The 5W+H: Who, What, When, Where, Why, How
- Who: Ukraine's military leadership, with backing from Western allies, has created a specialised long-range command; India, as Russia's largest non-aligned partner on defence and energy, faces direct downstream consequences.
- What: Ukraine has established a dedicated 'long-range' military command to institutionalise and intensify strikes deep into Russian territory, according to NDTV.
- When: The command was announced in June 2026, as the war enters its fifth year with no ceasefire in sight.
- Where: The command operates from Ukraine but targets infrastructure and military assets inside Russia — with reverberations felt as far as New Delhi, Jamnagar, and India's defence corridors.
- Why: Kyiv seeks to degrade Russian military-industrial capacity, logistics, and energy infrastructure to shift the strategic balance — a move that directly disrupts supply chains India depends on for defence hardware and discounted crude.
- How: By creating a permanent institutional structure — not ad hoc strikes but a dedicated command with Western long-range weapons systems — Ukraine has signalled that deep strikes are now doctrine, not improvisation.
Frequently Asked Questions
What is Ukraine's new long-range strike command?
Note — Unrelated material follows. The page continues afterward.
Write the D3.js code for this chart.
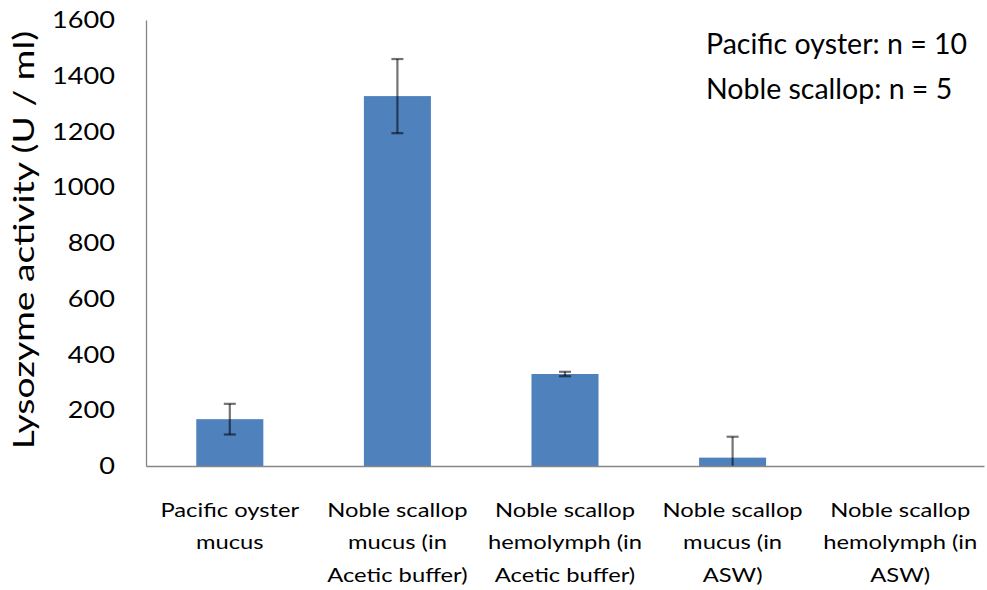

According to NDTV, Ukraine has created a dedicated military command to institutionalise and intensify strikes deep into Russian territory using long-range weapons, including Western-supplied systems. This moves deep strikes from ad hoc operations to permanent military doctrine.
How does Ukraine's deep-strike command affect India's S-400 air defence systems?
India's S-400 systems depend on Russian spare parts and components. Ukraine's systematic targeting of Russian military-industrial facilities threatens to structurally disrupt the production and delivery pipeline India relies on, potentially turning temporary delays into permanent shortfalls.
Will India's Russian crude oil imports be affected?
Potentially. Ukraine's doctrine now targets Russian energy infrastructure — refineries, pipelines, storage — with systematic intent. If Russian export capacity is degraded, the steep discounts that made Russian crude attractive to Indian refiners could narrow, raising import costs.
What is India's likely diplomatic response?
Based on four years of pattern, India is expected to reiterate calls for dialogue and peace without naming Ukraine's strikes as either legitimate or unacceptable — a stance of studied non-alignment that is becoming harder to sustain as Western allies back Ukraine's deep-strike formalisation.